RG’s national organizer, Nicole Lewis, reflects on her experience at the Council on Foundation’s Next Generation Retreat. Reposted from the blog Re: Philanthropy.
Simply put, we all want to be heard. But, we don’t always know how best to communicate. During a session on the art of effective communication as part of The Council on Foundations Next Generation Retreat for Family Members it became clear that the Next-Gen, though seated in their place at the proverbial table, are struggling to be heard. Next Gen Retreat participants shared stories of philanthropic challenge and triumph. In some cases, explosive conversations grounded Next-Gen involvement for several years. In others, the Next-Gen was able to move important resolutions forward. In cases of communication-gone-wrong the common thread was unclear. Perhaps these young trustees were working with a particularly difficult family member? Maybe they had not presented their case well? Maybe this work is, well, just difficult? But, when I turned my sights towards the more successful conversations, I could hardly tease a common theme either. There was something I was missing. I mused on what the potential blocks may be. The answer did not come to me until later that evening.

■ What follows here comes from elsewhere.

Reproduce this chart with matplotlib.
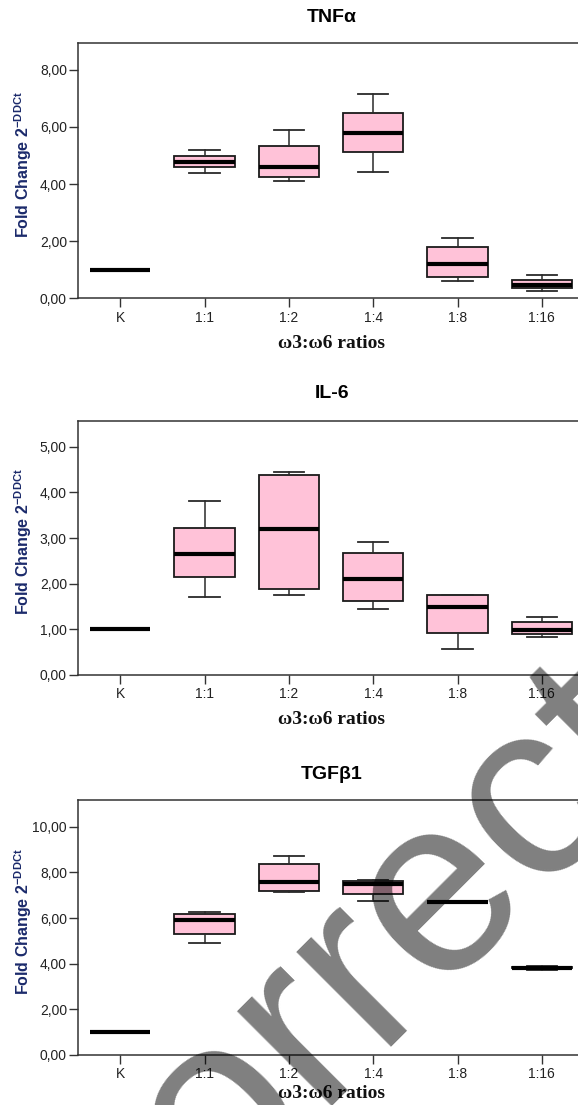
import matplotlib
matplotlib.use("Agg")
import matplotlib.pyplot as plt

# ---------------- data ----------------
categories = ["K", "1:1", "1:2", "1:4", "1:8", "1:16"]
panel_titles = ["TNFα", "IL-6", "TGFβ1"]

# box statistics per category: whislo, q1, med, q3, whishi
tnf_whislo = [1.00, 4.38, 4.11, 4.42, 0.61, 0.25]
tnf_q1     = [1.00, 4.59, 4.24, 5.13, 0.74, 0.37]
tnf_med    = [1.00, 4.79, 4.60, 5.79, 1.19, 0.47]
tnf_q3     = [1.00, 5.00, 5.35, 6.50, 1.80, 0.65]
tnf_whishi = [1.00, 5.18, 5.88, 7.16, 2.11, 0.83]

il6_whislo = [1.00, 1.70, 1.76, 1.45, 0.56, 0.84]
il6_q1     = [1.00, 2.14, 1.89, 1.62, 0.93, 0.90]
il6_med    = [1.00, 2.64, 3.20, 2.11, 1.50, 0.99]
il6_q3     = [1.00, 3.23, 4.39, 2.67, 1.75, 1.15]
il6_whishi = [1.00, 3.81, 4.45, 2.91, 1.75, 1.26]

tgf_whislo = [1.00, 4.92, 7.14, 6.74, 6.69, 3.74]
tgf_q1     = [1.00, 5.31, 7.18, 7.04, 6.69, 3.80]
tgf_med    = [1.00, 5.93, 7.58, 7.47, 6.69, 3.82]
tgf_q3     = [1.00, 6.19, 8.35, 7.64, 6.69, 3.84]
tgf_whishi = [1.00, 6.25, 8.73, 7.68, 6.69, 3.90]

tnf_ticks = [0, 2, 4, 6, 8]
il6_ticks = [0, 1, 2, 3, 4, 5]
tgf_ticks = [0, 2, 4, 6, 8, 10]
ylims = [8.93, 5.57, 11.17]

x_label = "ω3:ω6 ratios"
y_label = "Fold Change 2$^{\\mathregular{-DDCt}}$"
watermark = "Incorrect"

# ---------------- figure ----------------
W, H = 578, 1105
DPI = 100
fig = plt.figure(figsize=(W / DPI, H / DPI), dpi=DPI)
fig.patch.set_facecolor("white")

def fx(px):
    return px / W

def fy(py):
    return 1 - py / H

left_px, right_px = 78, 584
panels = [
    (43.3, 298.3),
    (420.7, 675.0),
    (800.0, 1055.0),
]
title_y = [17.3, 393.3, 774.3]
xlabel_off = [45, 45, 39]

stats_all = [
    (tnf_whislo, tnf_q1, tnf_med, tnf_q3, tnf_whishi, tnf_ticks),
    (il6_whislo, il6_q1, il6_med, il6_q3, il6_whishi, il6_ticks),
    (tgf_whislo, tgf_q1, tgf_med, tgf_q3, tgf_whishi, tgf_ticks),
]

pink = "#ffc2d8"
edge = "#1a1a1a"
tick_color = "#222222"
label_blue = "#1b2a6b"

for i, ((top, bot), (wl, q1, md, q3, wh, ticks)) in enumerate(zip(panels, stats_all)):
    ax = fig.add_axes([fx(left_px), fy(bot), (right_px - left_px) / W, (bot - top) / H])
    bstats = []
    for j, c in enumerate(categories):
        bstats.append(dict(label=c, whislo=wl[j], q1=q1[j], med=md[j],
                           q3=q3[j], whishi=wh[j], fliers=[]))
    positions = list(range(len(categories)))
    ax.bxp(bstats, positions=positions, widths=0.715, patch_artist=True,
           showfliers=False, capwidths=0.36,
           boxprops=dict(facecolor=pink, edgecolor=edge, linewidth=1.3),
           whiskerprops=dict(color="#2a2a2a", linewidth=1.1),
           capprops=dict(color="#2a2a2a", linewidth=1.3),
           medianprops=dict(color="black", linewidth=3.0, solid_capstyle="butt"),
           manage_ticks=False)
    ax.set_xlim(-0.5, 5.5)
    ax.set_ylim(0, ylims[i])
    ax.set_xticks(positions)
    ax.set_xticklabels(categories)
    ax.set_yticks(ticks)
    ax.set_yticklabels([f"{t:.2f}".replace(".", ",") for t in ticks])
    ax.tick_params(axis="both", direction="out", length=6.5, width=1.0,
                   color="#333333", labelcolor=tick_color, labelsize=10, pad=1.5)
    ax.tick_params(axis="x", pad=2.5)
    for lab in ax.get_xticklabels() + ax.get_yticklabels():
        lab.set_family("Liberation Sans")
    for s in ax.spines.values():
        s.set_color("#333333")
        s.set_linewidth(1.1)
    ax.set_facecolor("white")

    # title
    fig.text(fx((left_px + right_px) / 2 + 1), fy(title_y[i]), panel_titles[i],
             ha="center", va="center", fontsize=14, fontweight="bold",
             family=["Liberation Sans", "DejaVu Sans"], color="black")
    # x label
    fig.text(fx(331), fy(bot + xlabel_off[i]), x_label, ha="center", va="center",
             fontsize=14, fontweight="bold",
             family=["Liberation Serif", "DejaVu Serif"], color="#111111")
    # y label
    fig.text(fx(23), fy((top + bot) / 2 - 6), y_label, ha="center", va="center",
             rotation=90, fontsize=11.5, fontweight="bold",
             family=["Liberation Sans", "DejaVu Sans"], color=label_blue)

# watermark
fig.text(fx(324.2), fy(1090.7), watermark, ha="center", va="baseline",
         rotation=45, rotation_mode="anchor", fontsize=181.4,
         family="Liberation Sans", color="black", alpha=0.5, zorder=20)

fig.savefig("out.png", dpi=DPI, facecolor="white")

In COF’s opening plenary, during a particularly endearing moment, Dr. Myers expressed his need to see his daughter, and treasurer of their family foundation, for the competent adult she is and not as the exuberant 6-year-old he so fondly remembers. Myer’s comment helped to illuminate what Next Gen family members are up against. Even though most young trustees sit shoulder to shoulder with their parents or grandparents as thoughtful young adults during foundation meetings, it may not be enough to shift their parents frame to the present and replace nostalgic memories of childhood with the seriousness and urgency of the now.
Leaving the opening plenary I began to wonder if training the Next-Gen in effective communication was enough. It seems a missing piece to the communication puzzle is untangling our familial relationships in order to help parents and grandparents shift the frame through which they view their children and their children’s participation in the family’s philanthropy. Perhaps the neutral eye of an outside party could to the trick. Good facilitators have a knack for serving as interpreters and a good interpreter can do wonders to move meetings forward, diffuse tense moments, and preserve important family relationships. Might this be the bridge needed?
I wonder: is good communication contingent upon great facilitation? How might the conversation shift when an outside party enters the picture? Or, should families be able to conduct business and communicate effectively without outside help? Through my work with Resource Generation’s Creating Change Through Family Philanthropy Program, I am excited to get to the bottom of the communication quagmire.